A photographer capturing the "unsafe, dirty" New York City subway for a year circa 1980, shadowed a lone woman, standing on a platform.
"I took the picture and then I approached her, and she said, 'I was aware of you, and I was getting ready to kick you,'" said photographer Bruce Davidson.
The result was the silhouette of a young girl in a revealing dress, one of some 30 re-edited stills on show at the National Gallery of Art in Washington, which opens Saturday until August 5th, as part of the exhibition "I Spy: Photography and the Theater of the Street".
Davidson, 78, who worked with famous Magnum photography agency for 50 years, is displaying his works alongside other images of New York and Chicago, taken by legendary photographers like Walker Evans.
Davidson saw his model some 30 years later when the photo was published in a book. "She's an investment banker (now). Very successful. She could afford to buy the book," he said.
Davidson says he saw himself as something of a thief, stealing telling images of New York society in transit. "Sometimes I didn't ask (for permission to photograph) at all. Sometimes I just ran like hell," he said.
But he never hid his camera.
"It was important to have that exposure," he explained.

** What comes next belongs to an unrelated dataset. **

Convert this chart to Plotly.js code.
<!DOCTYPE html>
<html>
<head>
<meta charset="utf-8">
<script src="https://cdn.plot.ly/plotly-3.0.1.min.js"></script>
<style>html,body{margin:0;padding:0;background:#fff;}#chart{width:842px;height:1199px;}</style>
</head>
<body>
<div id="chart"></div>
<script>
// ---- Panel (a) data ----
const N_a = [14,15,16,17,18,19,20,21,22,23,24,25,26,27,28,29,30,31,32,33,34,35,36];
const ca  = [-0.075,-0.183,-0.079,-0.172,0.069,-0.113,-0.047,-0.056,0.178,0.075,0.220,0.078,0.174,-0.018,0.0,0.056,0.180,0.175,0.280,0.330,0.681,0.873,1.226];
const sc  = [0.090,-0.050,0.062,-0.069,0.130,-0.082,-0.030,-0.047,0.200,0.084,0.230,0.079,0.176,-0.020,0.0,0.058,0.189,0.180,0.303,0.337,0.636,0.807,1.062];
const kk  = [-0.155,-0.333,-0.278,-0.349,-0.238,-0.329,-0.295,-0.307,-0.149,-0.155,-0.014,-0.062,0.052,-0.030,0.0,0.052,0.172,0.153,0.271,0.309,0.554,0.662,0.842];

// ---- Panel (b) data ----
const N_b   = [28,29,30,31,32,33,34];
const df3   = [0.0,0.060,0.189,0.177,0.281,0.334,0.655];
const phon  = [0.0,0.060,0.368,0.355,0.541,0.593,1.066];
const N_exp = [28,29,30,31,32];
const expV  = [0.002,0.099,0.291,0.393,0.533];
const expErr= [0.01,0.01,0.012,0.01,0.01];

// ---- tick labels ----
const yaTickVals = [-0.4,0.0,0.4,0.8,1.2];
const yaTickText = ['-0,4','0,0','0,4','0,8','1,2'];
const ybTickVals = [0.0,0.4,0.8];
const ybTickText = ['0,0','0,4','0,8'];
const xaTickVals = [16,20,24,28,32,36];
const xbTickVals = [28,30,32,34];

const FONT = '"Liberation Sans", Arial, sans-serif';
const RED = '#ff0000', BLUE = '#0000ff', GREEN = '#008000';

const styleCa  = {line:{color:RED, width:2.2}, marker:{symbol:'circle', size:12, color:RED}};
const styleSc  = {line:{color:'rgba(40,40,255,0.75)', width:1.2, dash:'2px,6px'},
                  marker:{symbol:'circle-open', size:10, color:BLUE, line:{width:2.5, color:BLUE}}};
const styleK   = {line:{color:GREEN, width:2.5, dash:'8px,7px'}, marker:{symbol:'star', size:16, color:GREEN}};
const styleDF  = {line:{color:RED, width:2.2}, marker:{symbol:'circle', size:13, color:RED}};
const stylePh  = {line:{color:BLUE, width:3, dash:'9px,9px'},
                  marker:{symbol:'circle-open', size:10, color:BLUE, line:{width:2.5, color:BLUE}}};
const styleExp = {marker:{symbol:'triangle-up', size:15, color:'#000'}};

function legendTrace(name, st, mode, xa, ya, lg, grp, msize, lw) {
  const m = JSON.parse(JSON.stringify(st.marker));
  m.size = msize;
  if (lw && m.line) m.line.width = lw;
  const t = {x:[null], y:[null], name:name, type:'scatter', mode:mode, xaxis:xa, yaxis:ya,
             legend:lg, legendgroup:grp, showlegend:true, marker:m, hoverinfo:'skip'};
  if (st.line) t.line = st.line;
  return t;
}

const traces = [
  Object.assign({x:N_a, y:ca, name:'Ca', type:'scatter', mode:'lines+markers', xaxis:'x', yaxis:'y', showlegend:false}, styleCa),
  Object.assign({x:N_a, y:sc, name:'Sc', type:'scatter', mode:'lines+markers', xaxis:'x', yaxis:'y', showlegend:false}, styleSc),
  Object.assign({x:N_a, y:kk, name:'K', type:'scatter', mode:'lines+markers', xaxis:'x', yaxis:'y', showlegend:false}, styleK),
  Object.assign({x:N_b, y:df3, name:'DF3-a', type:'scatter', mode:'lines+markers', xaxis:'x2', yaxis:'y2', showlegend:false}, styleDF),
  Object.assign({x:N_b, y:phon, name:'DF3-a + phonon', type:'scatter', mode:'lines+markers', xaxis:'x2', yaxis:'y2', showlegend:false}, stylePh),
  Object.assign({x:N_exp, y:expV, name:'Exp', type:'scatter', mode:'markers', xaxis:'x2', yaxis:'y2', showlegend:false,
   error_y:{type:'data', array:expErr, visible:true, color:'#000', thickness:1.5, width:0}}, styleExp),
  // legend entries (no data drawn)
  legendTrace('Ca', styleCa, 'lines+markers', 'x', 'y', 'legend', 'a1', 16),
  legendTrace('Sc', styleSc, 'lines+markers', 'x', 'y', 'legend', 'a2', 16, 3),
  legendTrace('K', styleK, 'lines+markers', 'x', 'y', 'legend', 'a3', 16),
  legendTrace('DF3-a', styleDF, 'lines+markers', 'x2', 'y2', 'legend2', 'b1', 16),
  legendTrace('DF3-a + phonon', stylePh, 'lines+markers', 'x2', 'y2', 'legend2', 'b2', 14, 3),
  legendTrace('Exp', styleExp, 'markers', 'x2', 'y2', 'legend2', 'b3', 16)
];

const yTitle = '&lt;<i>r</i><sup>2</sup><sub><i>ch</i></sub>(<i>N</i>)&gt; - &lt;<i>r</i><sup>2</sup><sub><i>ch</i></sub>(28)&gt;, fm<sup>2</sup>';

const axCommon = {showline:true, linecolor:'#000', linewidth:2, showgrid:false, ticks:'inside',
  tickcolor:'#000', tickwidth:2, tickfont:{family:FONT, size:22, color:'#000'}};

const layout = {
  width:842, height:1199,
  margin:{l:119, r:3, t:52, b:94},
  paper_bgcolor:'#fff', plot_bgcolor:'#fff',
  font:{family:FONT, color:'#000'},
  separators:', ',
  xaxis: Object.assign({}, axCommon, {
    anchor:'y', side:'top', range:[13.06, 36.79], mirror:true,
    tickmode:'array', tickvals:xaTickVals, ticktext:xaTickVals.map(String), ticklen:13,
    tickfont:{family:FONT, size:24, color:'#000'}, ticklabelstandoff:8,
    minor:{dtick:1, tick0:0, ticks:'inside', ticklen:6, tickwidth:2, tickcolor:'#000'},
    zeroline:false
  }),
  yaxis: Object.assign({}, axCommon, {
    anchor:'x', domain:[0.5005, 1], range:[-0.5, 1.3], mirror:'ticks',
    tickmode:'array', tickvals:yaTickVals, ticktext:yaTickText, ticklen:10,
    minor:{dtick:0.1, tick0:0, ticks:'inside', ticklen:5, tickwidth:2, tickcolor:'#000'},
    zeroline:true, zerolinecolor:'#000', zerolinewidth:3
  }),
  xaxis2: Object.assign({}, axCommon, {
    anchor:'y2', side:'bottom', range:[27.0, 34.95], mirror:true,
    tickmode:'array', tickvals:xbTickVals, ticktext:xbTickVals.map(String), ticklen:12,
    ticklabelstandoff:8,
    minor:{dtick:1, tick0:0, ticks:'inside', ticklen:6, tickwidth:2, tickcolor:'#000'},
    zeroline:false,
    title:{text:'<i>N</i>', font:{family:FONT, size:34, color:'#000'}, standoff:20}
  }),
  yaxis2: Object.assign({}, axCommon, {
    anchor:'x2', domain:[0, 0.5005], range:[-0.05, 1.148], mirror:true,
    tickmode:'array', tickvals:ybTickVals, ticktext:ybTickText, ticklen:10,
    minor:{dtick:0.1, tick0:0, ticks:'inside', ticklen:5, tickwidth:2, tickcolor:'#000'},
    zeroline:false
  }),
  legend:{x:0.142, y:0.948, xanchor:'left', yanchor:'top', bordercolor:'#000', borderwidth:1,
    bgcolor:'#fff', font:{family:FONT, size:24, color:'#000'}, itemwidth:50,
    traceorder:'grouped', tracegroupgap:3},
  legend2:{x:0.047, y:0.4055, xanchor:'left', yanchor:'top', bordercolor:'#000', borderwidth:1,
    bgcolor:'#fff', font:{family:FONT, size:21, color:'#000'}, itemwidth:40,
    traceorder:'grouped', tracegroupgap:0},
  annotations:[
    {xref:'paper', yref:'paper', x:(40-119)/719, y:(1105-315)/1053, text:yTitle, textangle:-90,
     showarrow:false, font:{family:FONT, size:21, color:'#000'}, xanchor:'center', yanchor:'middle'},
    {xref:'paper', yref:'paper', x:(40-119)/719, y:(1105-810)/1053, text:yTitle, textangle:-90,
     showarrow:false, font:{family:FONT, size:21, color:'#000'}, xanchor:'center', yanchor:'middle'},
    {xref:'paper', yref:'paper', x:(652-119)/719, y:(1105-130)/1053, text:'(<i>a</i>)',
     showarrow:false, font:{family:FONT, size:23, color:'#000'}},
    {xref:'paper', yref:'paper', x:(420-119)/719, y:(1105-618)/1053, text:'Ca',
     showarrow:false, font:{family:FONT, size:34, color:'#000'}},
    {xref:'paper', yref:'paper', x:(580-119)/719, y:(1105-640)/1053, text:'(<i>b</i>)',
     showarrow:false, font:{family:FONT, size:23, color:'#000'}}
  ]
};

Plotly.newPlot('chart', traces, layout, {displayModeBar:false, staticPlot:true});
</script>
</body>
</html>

Davidson's everyday subjects weren't all as benign as the lone woman in the revealing dress.
One photograph shows a thug pointing a gun at the temple of a young undercover police officer.

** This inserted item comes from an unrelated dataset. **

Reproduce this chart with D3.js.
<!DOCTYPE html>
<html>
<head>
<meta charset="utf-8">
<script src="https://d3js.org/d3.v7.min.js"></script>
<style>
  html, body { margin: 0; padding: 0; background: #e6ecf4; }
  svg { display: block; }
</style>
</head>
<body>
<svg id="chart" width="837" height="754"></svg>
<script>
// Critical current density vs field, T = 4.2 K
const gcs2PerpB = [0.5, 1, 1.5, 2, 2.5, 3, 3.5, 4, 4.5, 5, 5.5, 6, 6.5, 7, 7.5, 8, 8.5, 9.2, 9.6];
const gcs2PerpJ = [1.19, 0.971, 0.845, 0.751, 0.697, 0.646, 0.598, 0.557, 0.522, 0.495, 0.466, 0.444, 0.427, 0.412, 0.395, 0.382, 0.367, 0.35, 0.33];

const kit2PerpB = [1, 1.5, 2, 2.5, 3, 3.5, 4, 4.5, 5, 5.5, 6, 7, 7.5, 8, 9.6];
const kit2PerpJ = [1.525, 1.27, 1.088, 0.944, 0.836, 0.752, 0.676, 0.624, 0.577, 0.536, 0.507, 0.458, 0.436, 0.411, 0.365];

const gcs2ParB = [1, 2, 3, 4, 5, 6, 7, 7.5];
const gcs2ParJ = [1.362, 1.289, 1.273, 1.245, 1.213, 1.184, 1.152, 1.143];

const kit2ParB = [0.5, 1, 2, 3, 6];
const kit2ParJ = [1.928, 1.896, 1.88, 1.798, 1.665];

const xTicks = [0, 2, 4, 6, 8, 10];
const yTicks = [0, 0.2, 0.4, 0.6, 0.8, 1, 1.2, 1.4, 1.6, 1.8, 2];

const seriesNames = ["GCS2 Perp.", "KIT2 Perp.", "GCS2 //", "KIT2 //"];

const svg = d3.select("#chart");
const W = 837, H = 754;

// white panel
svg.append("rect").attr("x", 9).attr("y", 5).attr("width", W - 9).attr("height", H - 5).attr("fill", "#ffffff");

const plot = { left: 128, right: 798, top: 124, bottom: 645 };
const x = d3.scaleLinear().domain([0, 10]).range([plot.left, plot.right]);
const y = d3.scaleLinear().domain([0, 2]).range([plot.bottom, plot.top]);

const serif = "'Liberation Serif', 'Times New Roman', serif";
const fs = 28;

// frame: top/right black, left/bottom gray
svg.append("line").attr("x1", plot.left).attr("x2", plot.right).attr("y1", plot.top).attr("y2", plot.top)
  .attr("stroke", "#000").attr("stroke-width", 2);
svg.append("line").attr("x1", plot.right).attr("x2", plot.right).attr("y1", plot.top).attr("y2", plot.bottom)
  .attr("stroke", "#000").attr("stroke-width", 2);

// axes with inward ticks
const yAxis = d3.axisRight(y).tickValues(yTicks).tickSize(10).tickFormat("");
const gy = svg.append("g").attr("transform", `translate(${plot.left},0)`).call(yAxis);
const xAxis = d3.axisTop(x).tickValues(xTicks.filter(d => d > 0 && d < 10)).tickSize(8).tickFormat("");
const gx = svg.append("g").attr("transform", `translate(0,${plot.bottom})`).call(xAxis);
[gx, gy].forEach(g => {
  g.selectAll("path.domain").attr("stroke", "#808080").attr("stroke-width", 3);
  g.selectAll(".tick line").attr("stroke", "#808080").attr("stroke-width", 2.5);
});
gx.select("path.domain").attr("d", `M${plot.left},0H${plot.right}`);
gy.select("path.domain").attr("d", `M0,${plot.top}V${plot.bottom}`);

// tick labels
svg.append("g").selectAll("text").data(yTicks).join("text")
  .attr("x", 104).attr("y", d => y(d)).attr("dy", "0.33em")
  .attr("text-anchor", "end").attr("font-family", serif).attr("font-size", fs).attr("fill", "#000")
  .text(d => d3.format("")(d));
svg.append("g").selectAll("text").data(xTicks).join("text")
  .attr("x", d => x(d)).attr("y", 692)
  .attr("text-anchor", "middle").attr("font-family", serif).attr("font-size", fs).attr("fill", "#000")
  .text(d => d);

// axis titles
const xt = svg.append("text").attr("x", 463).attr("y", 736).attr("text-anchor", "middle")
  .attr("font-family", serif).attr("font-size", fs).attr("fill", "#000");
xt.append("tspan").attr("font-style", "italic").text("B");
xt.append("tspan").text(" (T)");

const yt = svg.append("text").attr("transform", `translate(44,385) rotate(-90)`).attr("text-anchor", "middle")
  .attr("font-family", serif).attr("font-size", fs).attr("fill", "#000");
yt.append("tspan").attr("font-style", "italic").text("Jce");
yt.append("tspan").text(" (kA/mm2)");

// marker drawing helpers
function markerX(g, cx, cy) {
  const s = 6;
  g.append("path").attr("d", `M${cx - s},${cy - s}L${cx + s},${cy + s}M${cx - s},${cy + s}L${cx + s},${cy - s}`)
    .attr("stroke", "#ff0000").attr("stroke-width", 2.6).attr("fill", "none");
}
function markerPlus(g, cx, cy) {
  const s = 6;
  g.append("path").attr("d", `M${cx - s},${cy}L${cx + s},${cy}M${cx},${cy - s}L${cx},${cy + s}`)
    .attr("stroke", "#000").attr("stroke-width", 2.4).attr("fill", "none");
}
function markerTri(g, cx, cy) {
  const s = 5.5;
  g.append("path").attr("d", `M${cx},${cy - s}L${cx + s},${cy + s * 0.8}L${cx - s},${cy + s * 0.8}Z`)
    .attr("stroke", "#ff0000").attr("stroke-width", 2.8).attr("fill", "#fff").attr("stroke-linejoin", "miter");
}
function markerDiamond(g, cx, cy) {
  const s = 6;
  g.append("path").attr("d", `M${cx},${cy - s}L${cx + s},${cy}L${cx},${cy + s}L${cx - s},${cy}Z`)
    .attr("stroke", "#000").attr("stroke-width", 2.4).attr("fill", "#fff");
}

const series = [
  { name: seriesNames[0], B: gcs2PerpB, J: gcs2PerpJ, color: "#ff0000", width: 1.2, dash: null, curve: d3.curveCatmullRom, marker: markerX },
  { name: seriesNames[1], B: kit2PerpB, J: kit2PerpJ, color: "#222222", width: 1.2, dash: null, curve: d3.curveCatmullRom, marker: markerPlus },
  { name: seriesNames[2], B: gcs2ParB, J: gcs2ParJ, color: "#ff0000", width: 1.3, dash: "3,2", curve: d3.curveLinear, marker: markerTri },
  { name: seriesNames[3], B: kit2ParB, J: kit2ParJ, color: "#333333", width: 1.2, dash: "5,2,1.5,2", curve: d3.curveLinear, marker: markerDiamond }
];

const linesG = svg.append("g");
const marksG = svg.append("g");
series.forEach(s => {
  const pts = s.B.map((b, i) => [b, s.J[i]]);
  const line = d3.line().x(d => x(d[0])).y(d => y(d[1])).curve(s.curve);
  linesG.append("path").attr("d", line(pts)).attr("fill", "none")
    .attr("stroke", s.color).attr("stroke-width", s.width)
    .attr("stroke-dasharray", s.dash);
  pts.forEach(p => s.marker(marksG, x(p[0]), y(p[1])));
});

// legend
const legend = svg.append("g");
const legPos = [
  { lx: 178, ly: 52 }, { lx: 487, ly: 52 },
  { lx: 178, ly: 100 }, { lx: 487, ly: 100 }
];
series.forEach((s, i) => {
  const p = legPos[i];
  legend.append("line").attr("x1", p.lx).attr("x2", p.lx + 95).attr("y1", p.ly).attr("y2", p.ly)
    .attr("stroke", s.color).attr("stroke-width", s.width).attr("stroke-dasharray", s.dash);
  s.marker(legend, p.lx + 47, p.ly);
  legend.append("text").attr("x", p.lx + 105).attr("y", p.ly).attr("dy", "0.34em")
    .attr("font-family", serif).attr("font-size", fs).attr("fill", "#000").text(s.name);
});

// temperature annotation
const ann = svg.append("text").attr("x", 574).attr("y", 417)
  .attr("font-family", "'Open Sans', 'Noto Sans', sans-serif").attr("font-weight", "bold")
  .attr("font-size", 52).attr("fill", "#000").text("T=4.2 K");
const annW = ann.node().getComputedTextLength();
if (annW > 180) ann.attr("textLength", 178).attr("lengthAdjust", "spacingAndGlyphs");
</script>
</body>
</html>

"New York Magazine asked me if I would join a group of subway detectives who dress and act in such a way to be mugged," Davison said.
The self-described "black and white photographer" took to New York subway system for a year, focusing his lens on the city's criminal underbelly with his Leica camera -- this time in color.
"Something was coming through in color. There was a message, a meaning," Davidson said.
In the city's dark underground, Davidson says he found a kind of enlightenment.
"I've found humanity, and I've found myself. I was enriched by the life that I found in the New York subway at that time."
Davidson more recently focused his lens on Los Angeles, exposing its unique relationship between nature, the mountains and the city in a series of photos published in The New Yorker.
"I don't know what will be next," he said, explaining he has only ever used film to shoot his subjects. "Everything up until now has been conventional."
But he isn't afraid to grow with the increasingly digital industry. "In five years, they may not have any more film," he said. "I have to go back to school."